_What the task asks_: Everything from the line with "Clone this chart in seaborn and matplotlib." down to the line with "saturation=1, ax=ax, zorder=3)" below must be printed exactly, those two lines included. Exclude pictures.

── Data ──

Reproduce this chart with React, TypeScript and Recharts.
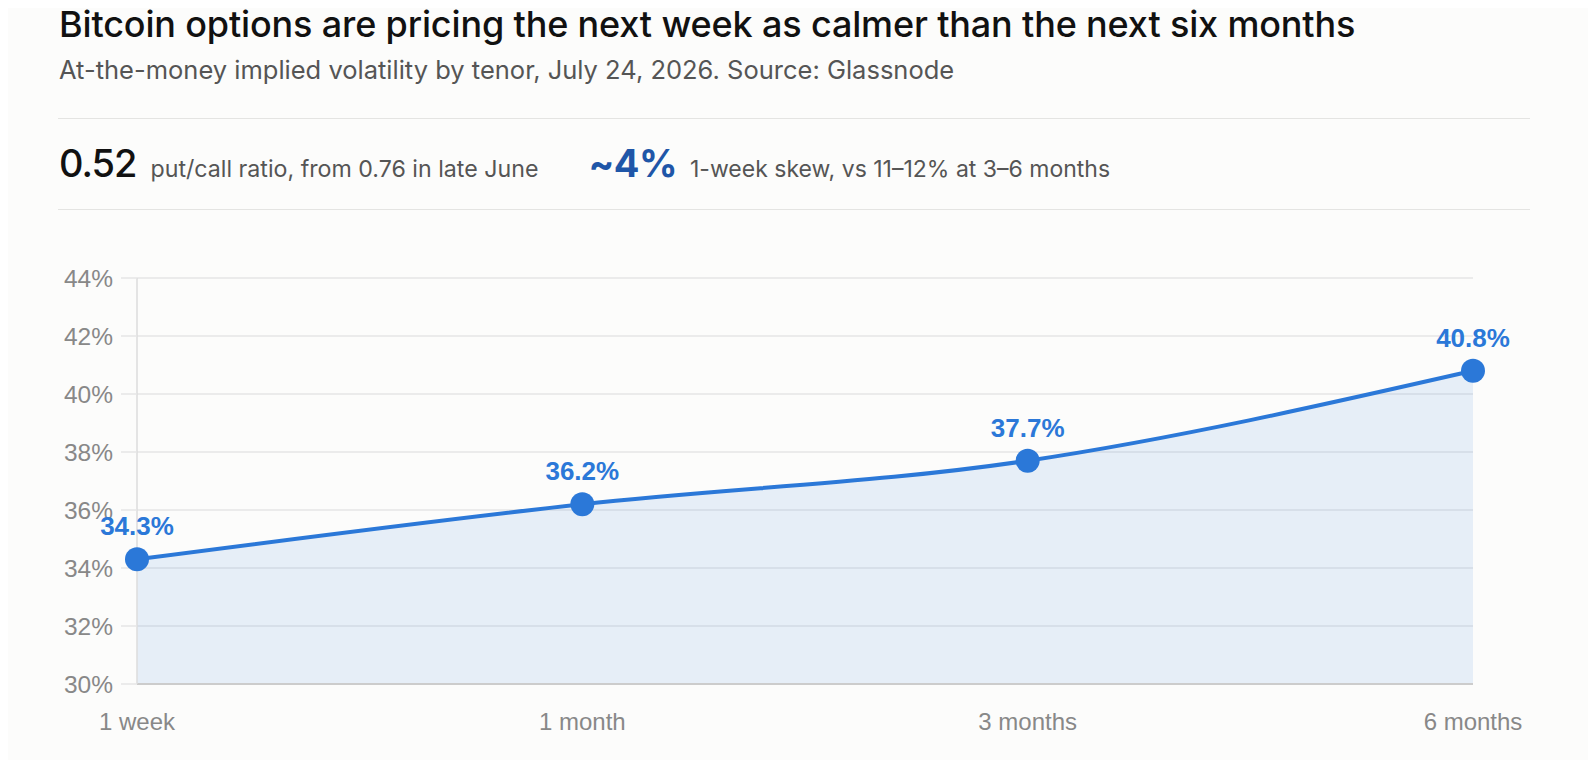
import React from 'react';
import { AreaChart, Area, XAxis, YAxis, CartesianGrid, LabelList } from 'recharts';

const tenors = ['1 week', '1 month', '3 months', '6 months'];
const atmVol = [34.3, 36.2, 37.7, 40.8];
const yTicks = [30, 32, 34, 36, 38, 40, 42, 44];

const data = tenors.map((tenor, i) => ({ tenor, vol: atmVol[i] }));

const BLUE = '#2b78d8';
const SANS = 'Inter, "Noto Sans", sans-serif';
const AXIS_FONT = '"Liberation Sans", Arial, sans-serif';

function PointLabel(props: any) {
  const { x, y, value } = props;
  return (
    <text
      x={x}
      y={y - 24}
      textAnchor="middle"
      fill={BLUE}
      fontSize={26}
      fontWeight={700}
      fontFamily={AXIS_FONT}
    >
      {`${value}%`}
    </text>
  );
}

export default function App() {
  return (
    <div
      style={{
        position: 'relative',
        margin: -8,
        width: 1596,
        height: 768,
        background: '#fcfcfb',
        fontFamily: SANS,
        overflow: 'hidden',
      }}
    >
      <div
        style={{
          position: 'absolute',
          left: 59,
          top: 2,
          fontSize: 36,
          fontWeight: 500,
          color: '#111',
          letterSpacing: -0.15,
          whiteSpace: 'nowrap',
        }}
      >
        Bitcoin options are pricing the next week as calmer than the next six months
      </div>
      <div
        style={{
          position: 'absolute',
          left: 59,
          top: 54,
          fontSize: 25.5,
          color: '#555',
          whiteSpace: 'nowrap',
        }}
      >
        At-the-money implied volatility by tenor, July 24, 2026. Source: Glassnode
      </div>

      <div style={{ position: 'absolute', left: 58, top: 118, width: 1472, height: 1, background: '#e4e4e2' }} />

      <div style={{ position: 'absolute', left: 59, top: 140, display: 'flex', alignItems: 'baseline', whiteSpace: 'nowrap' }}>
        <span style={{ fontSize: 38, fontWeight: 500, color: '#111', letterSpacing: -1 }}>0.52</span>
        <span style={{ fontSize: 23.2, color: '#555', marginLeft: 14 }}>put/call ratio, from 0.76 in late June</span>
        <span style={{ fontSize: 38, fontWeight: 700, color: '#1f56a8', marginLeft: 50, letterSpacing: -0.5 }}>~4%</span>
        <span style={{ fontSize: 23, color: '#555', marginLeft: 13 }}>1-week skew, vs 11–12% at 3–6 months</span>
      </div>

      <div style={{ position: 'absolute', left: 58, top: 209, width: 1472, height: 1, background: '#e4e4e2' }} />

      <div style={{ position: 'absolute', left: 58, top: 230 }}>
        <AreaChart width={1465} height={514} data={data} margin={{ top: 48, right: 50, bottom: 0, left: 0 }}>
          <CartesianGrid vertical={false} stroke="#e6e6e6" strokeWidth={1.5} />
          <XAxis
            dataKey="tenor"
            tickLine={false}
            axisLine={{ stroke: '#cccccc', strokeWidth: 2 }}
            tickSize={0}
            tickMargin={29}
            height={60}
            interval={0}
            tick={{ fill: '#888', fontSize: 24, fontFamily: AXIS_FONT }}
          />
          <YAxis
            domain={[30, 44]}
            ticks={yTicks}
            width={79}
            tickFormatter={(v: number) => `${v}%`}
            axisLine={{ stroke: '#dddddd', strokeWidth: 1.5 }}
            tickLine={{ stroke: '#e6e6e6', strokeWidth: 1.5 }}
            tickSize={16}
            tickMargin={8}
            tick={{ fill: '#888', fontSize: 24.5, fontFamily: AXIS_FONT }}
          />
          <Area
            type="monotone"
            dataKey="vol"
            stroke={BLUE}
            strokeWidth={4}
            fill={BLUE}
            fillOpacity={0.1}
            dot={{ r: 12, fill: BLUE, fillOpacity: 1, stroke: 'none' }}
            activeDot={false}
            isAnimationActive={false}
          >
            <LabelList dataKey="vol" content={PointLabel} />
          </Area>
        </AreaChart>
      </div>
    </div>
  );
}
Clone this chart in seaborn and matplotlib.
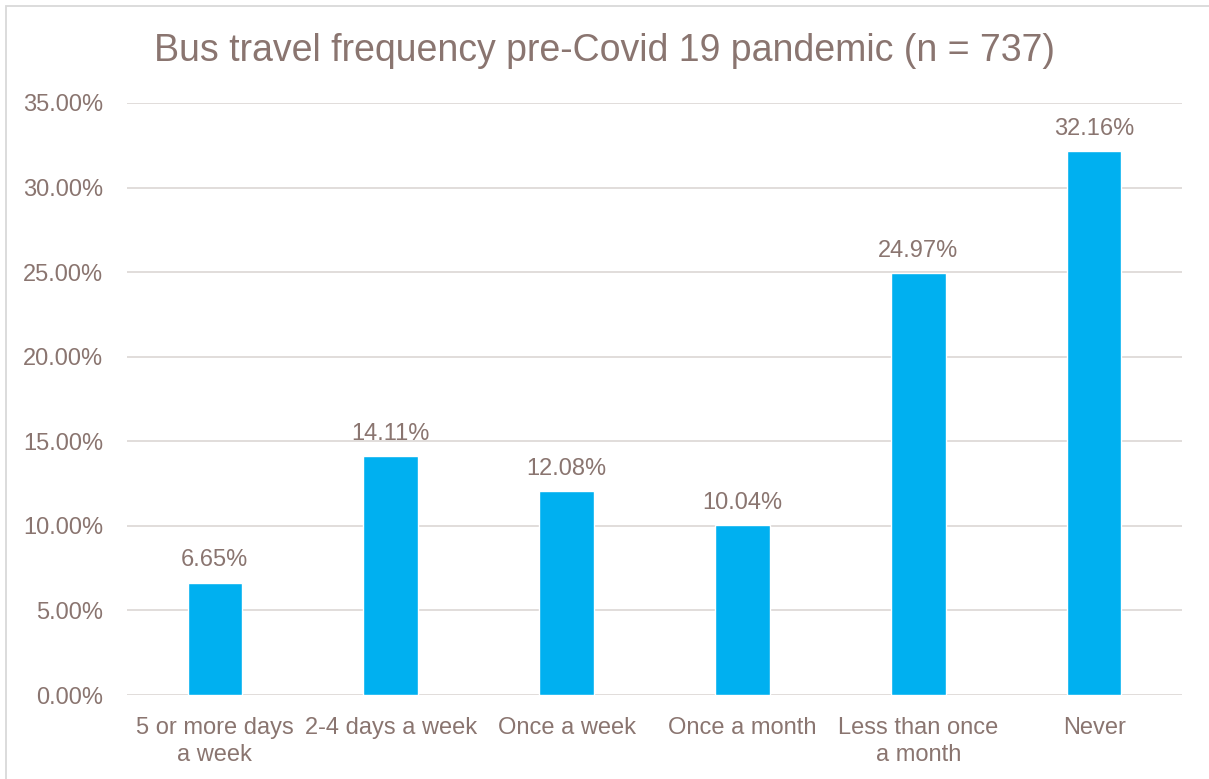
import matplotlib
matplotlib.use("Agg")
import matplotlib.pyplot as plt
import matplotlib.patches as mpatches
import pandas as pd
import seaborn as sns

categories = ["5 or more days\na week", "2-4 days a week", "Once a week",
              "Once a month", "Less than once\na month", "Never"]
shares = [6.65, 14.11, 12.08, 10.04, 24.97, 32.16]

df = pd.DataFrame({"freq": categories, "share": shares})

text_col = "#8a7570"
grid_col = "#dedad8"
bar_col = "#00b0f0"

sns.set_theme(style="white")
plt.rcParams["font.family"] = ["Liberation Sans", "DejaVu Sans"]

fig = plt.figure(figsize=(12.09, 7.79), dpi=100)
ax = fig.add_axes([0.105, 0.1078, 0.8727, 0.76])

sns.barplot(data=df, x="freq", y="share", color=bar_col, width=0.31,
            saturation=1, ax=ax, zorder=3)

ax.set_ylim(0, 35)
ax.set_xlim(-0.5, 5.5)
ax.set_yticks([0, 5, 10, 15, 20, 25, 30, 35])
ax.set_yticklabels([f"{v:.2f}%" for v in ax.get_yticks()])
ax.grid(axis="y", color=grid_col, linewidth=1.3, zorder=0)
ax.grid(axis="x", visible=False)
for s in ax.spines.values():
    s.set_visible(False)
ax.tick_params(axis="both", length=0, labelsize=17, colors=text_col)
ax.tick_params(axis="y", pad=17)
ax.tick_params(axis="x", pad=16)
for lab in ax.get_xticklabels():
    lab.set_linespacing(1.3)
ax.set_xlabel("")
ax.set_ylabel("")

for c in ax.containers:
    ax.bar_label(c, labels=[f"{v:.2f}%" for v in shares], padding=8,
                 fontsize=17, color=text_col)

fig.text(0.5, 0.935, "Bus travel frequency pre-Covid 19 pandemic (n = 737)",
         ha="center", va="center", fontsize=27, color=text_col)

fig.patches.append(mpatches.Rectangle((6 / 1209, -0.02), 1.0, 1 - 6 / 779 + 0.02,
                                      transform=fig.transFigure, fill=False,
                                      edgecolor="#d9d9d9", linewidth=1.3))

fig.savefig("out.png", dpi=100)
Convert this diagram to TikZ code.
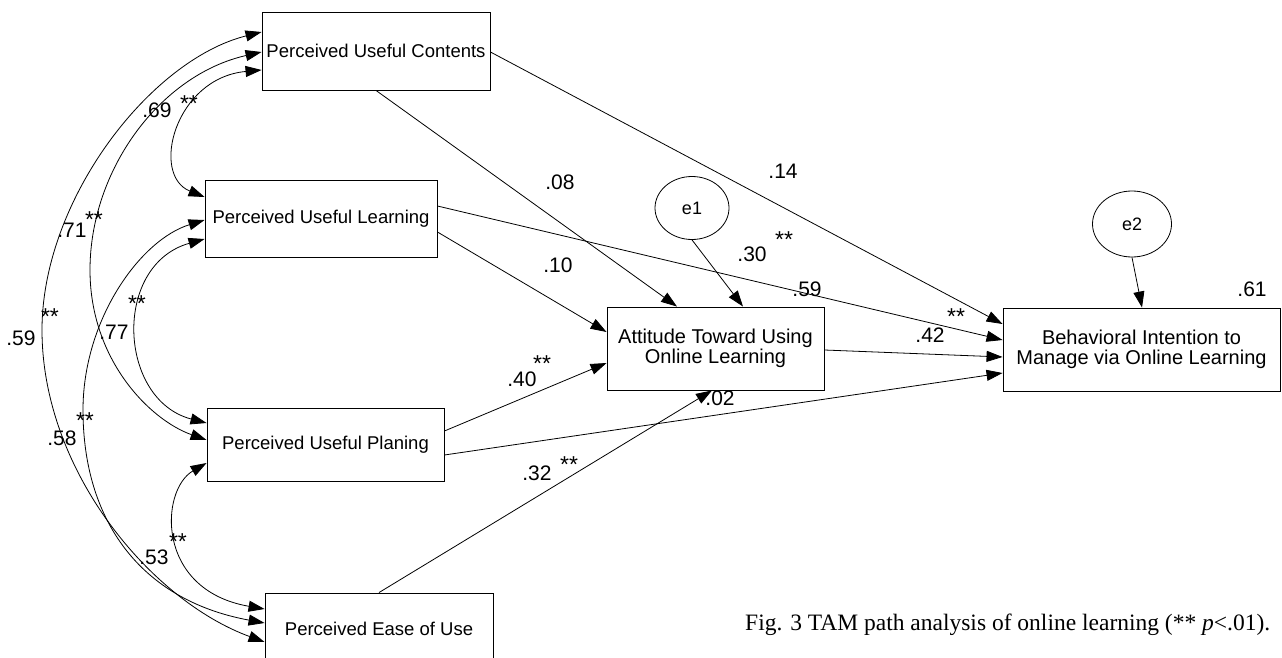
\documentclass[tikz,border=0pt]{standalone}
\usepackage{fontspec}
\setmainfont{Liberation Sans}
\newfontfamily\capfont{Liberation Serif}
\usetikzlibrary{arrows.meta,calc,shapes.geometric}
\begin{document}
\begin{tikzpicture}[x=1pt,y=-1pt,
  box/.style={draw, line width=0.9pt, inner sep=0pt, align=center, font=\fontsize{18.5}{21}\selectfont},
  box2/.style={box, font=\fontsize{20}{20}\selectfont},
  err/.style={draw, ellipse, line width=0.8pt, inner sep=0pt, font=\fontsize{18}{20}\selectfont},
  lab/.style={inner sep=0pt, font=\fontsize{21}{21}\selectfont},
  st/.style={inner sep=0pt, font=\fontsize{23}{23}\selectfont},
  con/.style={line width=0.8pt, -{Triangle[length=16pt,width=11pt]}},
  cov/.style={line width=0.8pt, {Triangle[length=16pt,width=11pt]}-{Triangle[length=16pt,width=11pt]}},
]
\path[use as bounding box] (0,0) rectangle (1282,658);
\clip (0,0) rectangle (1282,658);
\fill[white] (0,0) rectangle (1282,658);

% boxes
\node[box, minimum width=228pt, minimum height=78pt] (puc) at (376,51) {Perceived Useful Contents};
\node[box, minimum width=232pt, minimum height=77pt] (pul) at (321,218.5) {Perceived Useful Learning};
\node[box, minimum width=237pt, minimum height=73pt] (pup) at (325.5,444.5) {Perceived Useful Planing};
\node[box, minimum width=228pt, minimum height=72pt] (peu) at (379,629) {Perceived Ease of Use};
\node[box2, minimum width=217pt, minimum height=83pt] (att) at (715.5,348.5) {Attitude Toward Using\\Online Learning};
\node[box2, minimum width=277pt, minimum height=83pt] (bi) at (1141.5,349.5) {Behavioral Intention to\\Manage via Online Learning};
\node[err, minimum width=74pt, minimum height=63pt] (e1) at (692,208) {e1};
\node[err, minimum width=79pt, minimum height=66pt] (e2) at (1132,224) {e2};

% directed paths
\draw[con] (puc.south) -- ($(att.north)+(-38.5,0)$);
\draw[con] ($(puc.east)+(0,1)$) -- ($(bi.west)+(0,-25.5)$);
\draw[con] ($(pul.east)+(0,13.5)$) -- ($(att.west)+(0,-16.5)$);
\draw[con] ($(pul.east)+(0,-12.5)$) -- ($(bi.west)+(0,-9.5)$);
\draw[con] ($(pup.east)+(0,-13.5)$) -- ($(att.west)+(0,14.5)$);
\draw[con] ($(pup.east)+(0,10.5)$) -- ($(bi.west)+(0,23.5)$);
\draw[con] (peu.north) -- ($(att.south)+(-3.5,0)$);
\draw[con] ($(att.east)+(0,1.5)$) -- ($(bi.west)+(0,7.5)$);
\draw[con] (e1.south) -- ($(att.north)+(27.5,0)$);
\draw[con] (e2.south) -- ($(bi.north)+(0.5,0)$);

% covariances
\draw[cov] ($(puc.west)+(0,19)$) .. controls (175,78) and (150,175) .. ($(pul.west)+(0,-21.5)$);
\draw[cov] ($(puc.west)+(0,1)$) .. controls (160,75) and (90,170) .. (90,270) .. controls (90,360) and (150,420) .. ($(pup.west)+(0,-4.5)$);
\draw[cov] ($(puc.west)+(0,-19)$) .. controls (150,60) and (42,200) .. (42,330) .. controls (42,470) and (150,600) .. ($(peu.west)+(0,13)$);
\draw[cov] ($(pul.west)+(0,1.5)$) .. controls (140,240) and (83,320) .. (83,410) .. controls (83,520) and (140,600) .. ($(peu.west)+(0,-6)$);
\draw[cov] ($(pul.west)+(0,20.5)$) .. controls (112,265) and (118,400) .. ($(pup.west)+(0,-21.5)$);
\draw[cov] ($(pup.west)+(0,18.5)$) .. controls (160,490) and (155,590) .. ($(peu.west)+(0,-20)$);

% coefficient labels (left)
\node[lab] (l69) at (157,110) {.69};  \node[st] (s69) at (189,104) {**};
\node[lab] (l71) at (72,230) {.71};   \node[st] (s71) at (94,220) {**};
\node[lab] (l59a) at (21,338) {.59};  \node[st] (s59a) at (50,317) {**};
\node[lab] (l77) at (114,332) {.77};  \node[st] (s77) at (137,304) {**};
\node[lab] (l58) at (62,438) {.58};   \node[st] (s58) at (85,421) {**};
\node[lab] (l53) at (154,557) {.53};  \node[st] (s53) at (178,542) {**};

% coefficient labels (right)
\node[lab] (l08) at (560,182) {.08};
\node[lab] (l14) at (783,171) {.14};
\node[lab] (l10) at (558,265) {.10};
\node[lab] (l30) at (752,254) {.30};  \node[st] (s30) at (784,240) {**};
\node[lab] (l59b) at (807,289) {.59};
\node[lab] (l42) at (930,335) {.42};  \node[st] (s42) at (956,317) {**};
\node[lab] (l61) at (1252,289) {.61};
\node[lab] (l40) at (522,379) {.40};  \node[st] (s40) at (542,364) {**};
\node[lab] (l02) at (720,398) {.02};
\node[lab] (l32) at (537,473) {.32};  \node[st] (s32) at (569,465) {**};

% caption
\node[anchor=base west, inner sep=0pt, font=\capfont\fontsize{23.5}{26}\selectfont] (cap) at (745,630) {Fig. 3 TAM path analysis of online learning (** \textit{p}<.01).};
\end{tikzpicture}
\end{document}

───

_Response to this exercise_:
Clone this chart in seaborn and matplotlib.
import matplotlib
matplotlib.use("Agg")
import matplotlib.pyplot as plt
import matplotlib.patches as mpatches
import pandas as pd
import seaborn as sns

categories = ["5 or more days\na week", "2-4 days a week", "Once a week",
              "Once a month", "Less than once\na month", "Never"]
shares = [6.65, 14.11, 12.08, 10.04, 24.97, 32.16]

df = pd.DataFrame({"freq": categories, "share": shares})

text_col = "#8a7570"
grid_col = "#dedad8"
bar_col = "#00b0f0"

sns.set_theme(style="white")
plt.rcParams["font.family"] = ["Liberation Sans", "DejaVu Sans"]

fig = plt.figure(figsize=(12.09, 7.79), dpi=100)
ax = fig.add_axes([0.105, 0.1078, 0.8727, 0.76])

sns.barplot(data=df, x="freq", y="share", color=bar_col, width=0.31,
            saturation=1, ax=ax, zorder=3)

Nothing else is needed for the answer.